Editor’s Corner II: Die Sache mit der Esoterik

von Redaktion

Ein Kommentar von Thomas Schmelzer

Ist Ihnen das auch schon aufgefallen? Wenn man einen Referenten oder bekannten Autoren, der sich mit esoterischen Themen beschäftigt, fragt, ob er seine Arbeit in die Rubrik „Esoterik“ einordnen würde, bestreiten dies garantiert 95% der Befragten. Nein, sie machen keine profane Esoterik, sondern: Lebenshilfe, spirituelle Wegbegleitung, Hilfe bei der Sinnsuche, Psychotherapie, alternative Medizin, feinenergetische Heilbehandlung, Quantenheilung, Arbeit mit Neuem Bewusstsein, ganzheitlichem Denken, usw.

Warum ist das so? Ganz klar: Esoterik hat in Deutschland einen ganz schlechten Ruf. Und gerne wird nur das abschätzig als Esoterik bezeichnet, was nicht ernst zu nehmen, nicht beweisbar ist. Auch Buchverlage tun sich da manchmal schwer. Nur wenige benutzen dieses Wort – werden aber trotzdem von außen als klar esoterisch gesehen.

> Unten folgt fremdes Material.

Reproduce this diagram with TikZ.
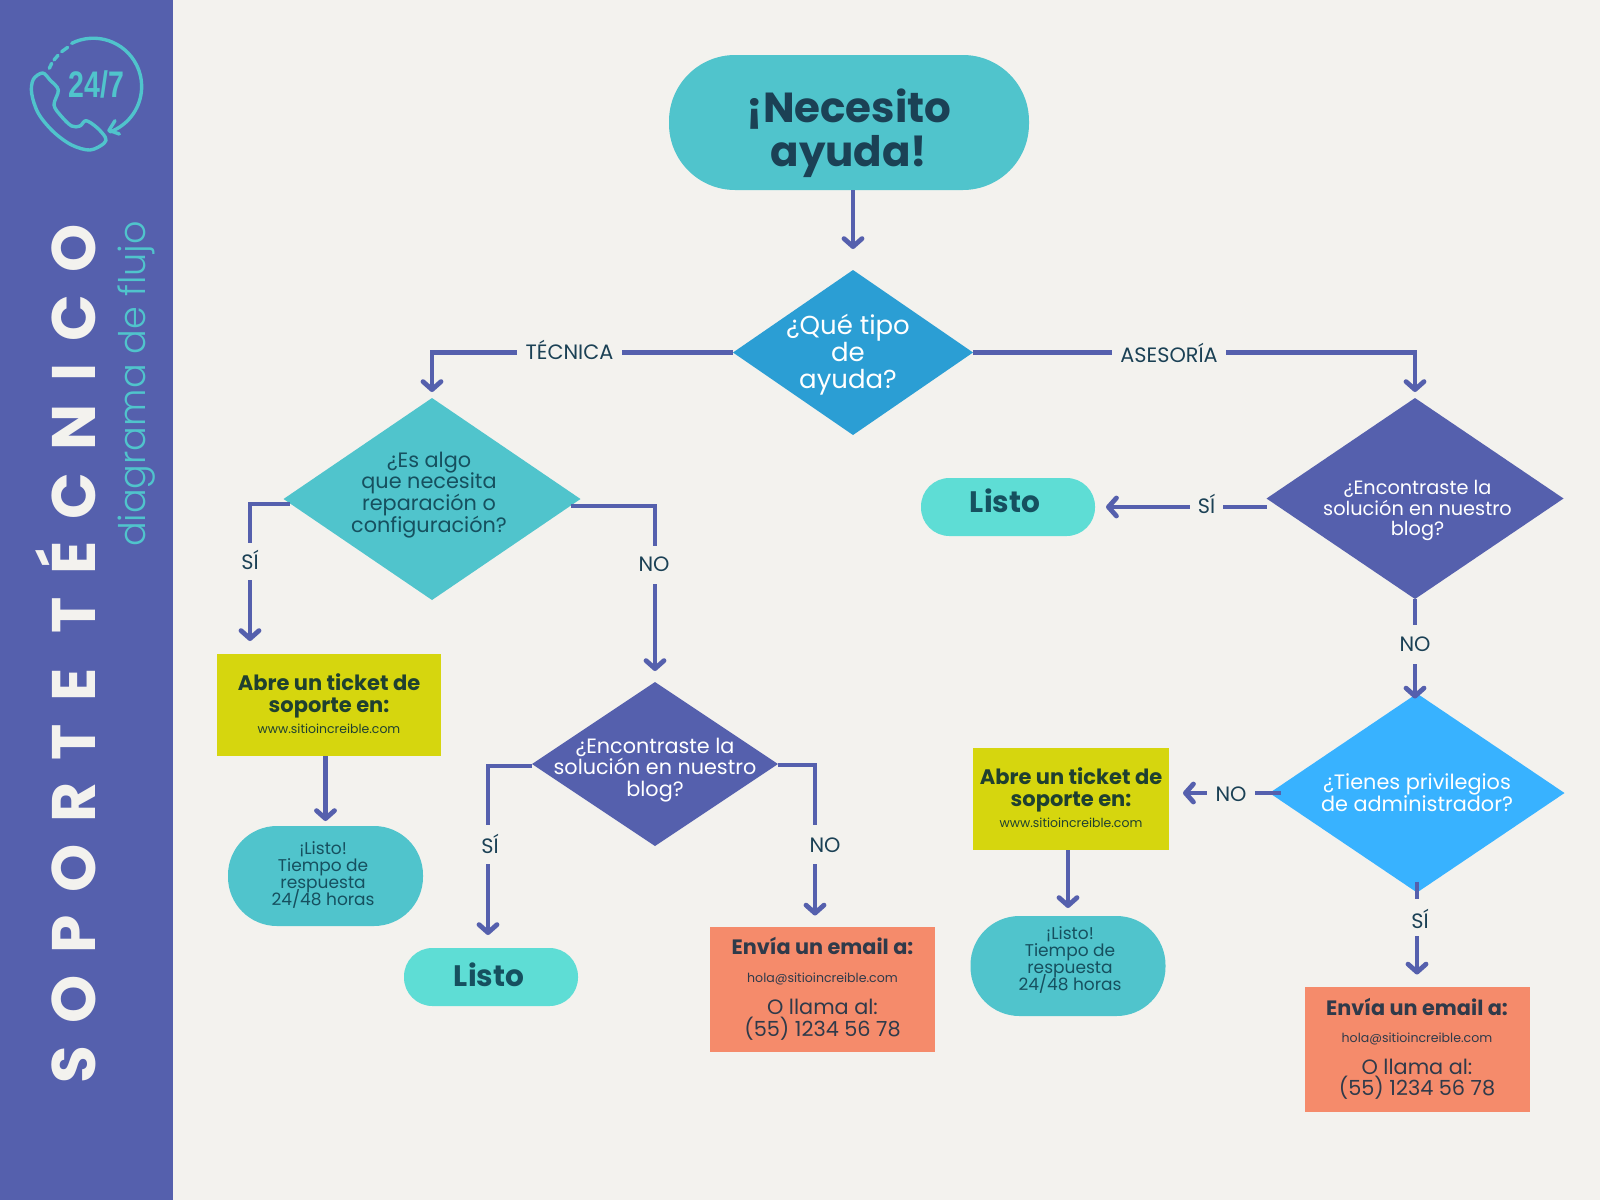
\documentclass[tikz,border=0pt]{standalone}
\usepackage{fontspec}
\setmainfont{Poppins}
\newfontfamily\lightfont{Poppins Light}
\newfontfamily\sidefont[LetterSpace=36.2]{Poppins Bold}
\newfontfamily\cnfont[FakeStretch=0.77]{Liberation Sans}
\usetikzlibrary{arrows.meta,shapes.geometric}
\definecolor{bg}{HTML}{F3F2EE}
\definecolor{bar}{HTML}{5560AD}
\definecolor{teal}{HTML}{50C4CC}
\definecolor{aqua}{HTML}{5EDDD5}
\definecolor{azul}{HTML}{2B9ED4}
\definecolor{sky}{HTML}{38B2FF}
\definecolor{lime}{HTML}{D6D60E}
\definecolor{coral}{HTML}{F58B6B}
\definecolor{ink}{HTML}{1B4155}
\definecolor{inkb}{HTML}{16505F}
\definecolor{inkc}{HTML}{1F4030}
\definecolor{inkd}{HTML}{2F3A4A}
\newcommand{\fs}[2]{\fontsize{#1}{#2}\selectfont}
\newcommand{\tb}[3]{\makebox[0pt]{\kern#1\raisebox{\dimexpr#2-2.5pt\relax}[0pt][0pt]{\parbox[c]{400pt}{\lineskiplimit=-100pt\centering #3}}\kern-#1}}
\tikzset{
  wh/.style 2 args={minimum width=#1*0.5pt,minimum height=#2*0.5pt},
  shp/.style={inner sep=0pt,outer sep=0pt},
  dia/.style 2 args={shp,diamond,aspect=1,wh={#1}{#2}},
  rct/.style 2 args={shp,rectangle,wh={#1}{#2}},
  pill/.style 2 args={shp,rectangle,rounded corners=#2*0.245pt,wh={#1}{#2}},
  conn/.style={draw=bar,line width=2.4pt,-{Straight Barb[length=4pt,width=9pt,round]}},
  lbl/.style 2 args={shp,rectangle,fill=bg,wh={#1}{#2},text=ink},
  icon/.style={draw=teal,line width=1.7pt,line cap=round,line join=round}
}
\begin{document}
\begin{tikzpicture}[x=0.5pt,y=-0.5pt]
\useasboundingbox (0,0) rectangle (1600,1200);
\fill[bg] (0,0) rectangle (1600,1200);
\fill[bar] (0,0) rectangle (172.5,1200);
% icon
\begin{scope}[x=0.16667pt,y=-0.16667pt]
\draw[icon] (215,130) arc[start angle=-116.6,end angle=69.7,radius=145];
\draw[icon] (358,402) -- (327,391) -- (345,362);
\draw[icon] (185,155) -- (203,142);
\draw[icon] (162,180) -- (174,166);
\draw[icon] (148,205) -- (155,190);
\draw[icon] plot[smooth cycle,tension=0.55] coordinates {(128,219) (150,240) (175,270) (162,315) (185,350) (215,378) (240,378) (258,362) (290,382) (316,412) (312,430) (270,450) (215,435) (160,395) (115,340) (95,280) (100,238)};
\node[text=teal,inner sep=0pt] (clock) at (290,253) {\cnfont\bfseries\fontsize{18.5}{18.5}\selectfont 24/7};
\end{scope}
\node[rotate=90,text=bg,inner sep=0pt] (title) at (66,654) {\sidefont\fs{30.7}{31}SOPORTE TÉCNICO};
\node[rotate=90,text=teal,inner sep=0pt] (sub) at (137,384) {\lightfont\fs{18.3}{18.3}diagrama de flujo};
% shapes
\node[pill={360}{135},fill=teal,text=ink] (top) at (849,122.5) {\tb{0pt}{-5.3pt}{\fs{21}{22}\bfseries ¡Necesito\\ayuda!}};
\node[dia={240}{165},fill=azul,text=white] (q) at (853,352.5) {\tb{-2.5pt}{-1pt}{\fs{13}{13.5}¿Qué tipo\\de\\ayuda?}};
\node[dia={297}{202},fill=teal,text=inkb] (dl) at (432,499) {\tb{-1.5pt}{2pt}{\fs{10.4}{10.9}¿Es algo\\que necesita\\reparación o\\configuración?}};
\node[dia={297}{201},fill=bar,text=white] (dr) at (1415,498.5) {\tb{1.25pt}{-6pt}{\fs{9.65}{10.2}¿Encontraste la\\solución en nuestro\\blog?}};
\node[dia={246}{164},fill=bar,text=white] (dm) at (655,764) {\tb{0pt}{-3pt}{\fs{10.37}{10.9}¿Encontraste la\\solución en nuestro\\blog?}};
\node[dia={295}{199},fill=sky,text=white] (da) at (1417,793) {\tb{0pt}{0pt}{\fs{10.4}{11}¿Tienes privilegios\\de administrador?}};
\node[rct={224}{102},fill=lime,text=inkc] (yl) at (329,705) {\tb{0pt}{0.5pt}{{\fs{10.5}{11}\bfseries Abre un ticket de\\soporte en:\par}\vspace{2.5pt}{\fs{6.23}{8}www.sitioincreible.com\par}}};
\node[rct={196}{102},fill=lime,text=inkc] (yr) at (1071,799) {\tb{0pt}{0.5pt}{{\fs{10.5}{11}\bfseries Abre un ticket de\\soporte en:\par}\vspace{2.5pt}{\fs{6.23}{8}www.sitioincreible.com\par}}};
\node[pill={195}{100},fill=teal,text=inkb] (pl) at (325.5,876) {\tb{-1.2pt}{0.5pt}{\fs{8.5}{8.5}¡Listo!\\Tiempo de\\respuesta\\24/48 horas}};
\node[pill={195}{100},fill=teal,text=inkb] (pr) at (1068,966) {\tb{1pt}{2.8pt}{\fs{8.5}{8.5}¡Listo!\\Tiempo de\\respuesta\\24/48 horas}};
\node[pill={174}{58},fill=aqua,text=inkb] (lm) at (491,977) {\tb{-1pt}{1pt}{\fs{14.8}{15}\bfseries Listo}};
\node[pill={174}{58},fill=aqua,text=inkb] (lr) at (1008,507) {\tb{-1.5pt}{3pt}{\fs{14.8}{15}\bfseries Listo}};
\node[rct={225}{125},fill=coral,text=inkd] (om) at (822.5,989.5) {\tb{0pt}{0.4pt}{{\fs{10.4}{11}\bfseries Envía un email a:\par}\vspace{6.2pt}{\fs{6.28}{8}hola@sitioincreible.com\par}\vspace{5pt}{\fs{10.4}{10.9}O llama al:\\(55) 1234 56 78\par}}};
\node[rct={225}{125},fill=coral,text=inkd] (or) at (1417,1049) {\tb{0pt}{0pt}{{\fs{10.4}{11}\bfseries Envía un email a:\par}\vspace{5.4pt}{\fs{6.28}{8}hola@sitioincreible.com\par}\vspace{5pt}{\fs{10.4}{10.9}O llama al:\\(55) 1234 56 78\par}}};
% connectors
\draw[conn,shorten >=10.5pt] (top.south -| q.north) -- (q.north);
\draw[conn,shorten >=3pt] (q.west) -| (dl.north);
\draw[conn,shorten >=3pt] (q.east) -| (dr.north);
\draw[conn,shorten >=6.5pt] ([xshift=3pt,yshift=-2.5pt]dl.west) -| ([xshift=-39.5pt]yl.north);
\draw[conn,shorten >=5.5pt] ([xshift=-5pt,yshift=-3.5pt]dl.east) -| (dm.north);
\draw[conn,shorten >=2.5pt] (pl.north |- yl.south) -- (pl.north);
\draw[conn,shorten >=6.5pt] ([yshift=-1pt]dm.west) -| ([xshift=-1.5pt]lm.north);
\draw[conn,shorten >=5.75pt] ([yshift=-0.5pt]dm.east) -| ([xshift=-3.75pt]om.north);
\draw[conn,shorten >=5.5pt] (dr.west |- lr.east) -- (lr.east);
\draw[conn,shorten >=-2.5pt] (dr.south) -- (dr.south |- da.north);
\draw[conn,shorten >=7pt] ([xshift=5.5pt]da.west) -- (da.west -| yr.east);
\draw[conn,shorten >=6pt] ([yshift=5.5pt]da.south) -- (or.north);
\draw[conn,shorten >=4pt] (pr.north |- yr.south) -- (pr.north);
% labels
\node[lbl={105}{14}] (l1) at (569.5,352) {\tb{0pt}{1pt}{\fs{10.4}{10.4}TÉCNICA}};
\node[lbl={114}{14}] (l2) at (1169,353) {\tb{0pt}{0pt}{\fs{10.4}{10.4}ASESORÍA}};
\node[lbl={14}{37}] (l3) at (250,561.5) {\tb{0pt}{1pt}{\fs{10.4}{10.4}SÍ}};
\node[lbl={14}{38}] (l4) at (654,565) {\tb{0pt}{0.5pt}{\fs{10.4}{10.4}NO}};
\node[lbl={14}{39}] (l5) at (488,844.5) {\tb{1pt}{0.5pt}{\fs{10.4}{10.4}SÍ}};
\node[lbl={14}{39}] (l6) at (815,844.5) {\tb{5pt}{-0.5pt}{\fs{10.4}{10.4}NO}};
\node[lbl={33}{14}] (l7) at (1206.5,506) {\tb{0pt}{1pt}{\fs{10.4}{10.4}SÍ}};
\node[lbl={14}{39}] (l8) at (1415,644.5) {\tb{0pt}{0pt}{\fs{10.4}{10.4}NO}};
\node[lbl={48}{14}] (l9) at (1231,793) {\tb{0pt}{-0.5pt}{\fs{10.4}{10.4}NO}};
\node[lbl={14}{37}] (l10) at (1417,917.5) {\tb{1.5pt}{-0.5pt}{\fs{10.4}{10.4}SÍ}};
\end{tikzpicture}
\end{document}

Der Gebrauch des Wortes in der Gesellschaft ist recht diffus. Im Grunde fallen da alle religiösen Wege darunter, die nicht von den traditionellen Religionen abgedeckt sind, sowie Kommunikation und Methoden, die mit nicht fassbaren, also nicht materiellen Energien, Dingen, Wesen, etc. zu tun haben. Die Grenzen sind fließend: Bestimmte Wissenschaftsbereiche wie Philosophie oder Quantenphysik reichen in dieses Feld hinein, aber auch Homöopathie oder unsere Gefühlswelt ist für manche schon „esoterisch“. Je nachdem, wie eng dies definiert wird, spricht man dann von einem Anteil in der Bevölkerung von höchstens 12 bis mindestens 25 Prozent (Stichwort „Kulturell Kreative“).
Ursprünglich aber bedeutete Esoterik nichts Anderes als der Weg nach innen (aus dem Griechischen, „esoteros“, das Innere, Verborgene). Und es stand für „Geheimwissen“, das nur wenigen zur Verfügung stand – oder von wenigen überhaupt verstanden werden konnte. So gab es im Westen schon bald „Geheimwissenschaften“. Sie existieren noch heute und sehen sich – selbstverständlich – als nicht esoterisch…
Die Esoterik lieferte immer auch neue Lebensvisionen oder kritisierte herrschende Meinungen – ein weiterer Grund, weswegen sie gerne von Meinungsmachern diffamiert wird. Esoterik verbindet und sucht Synthesen zwischen eigentlich getrennten Bereichen wie Wissenschaft und Spiritualität. Selbstverständlich wird jeder der Wissenschaftler in diesem Bereich sagen, er mache nur Wissenschaft, aber keine Esoterik. Ausnahmen gibt es zum Glück immer häufiger. So spricht Dieter Broers heute offen über seinen Weg als Wissenschaftler, aber auch als spirituell Suchender.
Auch das Cosmic Cine Filmfestival, das im April und Mai 2011 in vier Städten Deutschlands stattfand, wurde von der Mainstream-Presse kaum wahrgenommen, da esoterisch. Tatsächlich aber liefen dort innovative, spannende, berührende Filme, die sich wohl mit seelischen, aber auch gesellschaftlichen, wissenschaftlichen und politischen Themen beschäftigen (Zum Glück wird dieses Event fortgeführt).
Ist Esoterik nur subjektive, innere, nicht messbare Erfahrungswelt – und die Wissenschaft objektiv? Spätestens seit der Quantenphysik wissen wir, dass solche Unterteilung nicht möglich ist. Ein Mensch auf dem spirituellen Weg kann durchaus wissenschaftlich-empirisch eigene Erfahrungen sammeln, sie mit denen anderer und mit spirituellen Texten vergleichen und dadurch zu klaren Erkenntnissen über die Funktion seines Geistes kommen. Der Dalai Lama bezeichnet deswegen den Buddhismus gerne als „Wissenschaft des Geistes“.
Gut, der Buddhismus ist natürlich auch keine Esoterik. … Oder?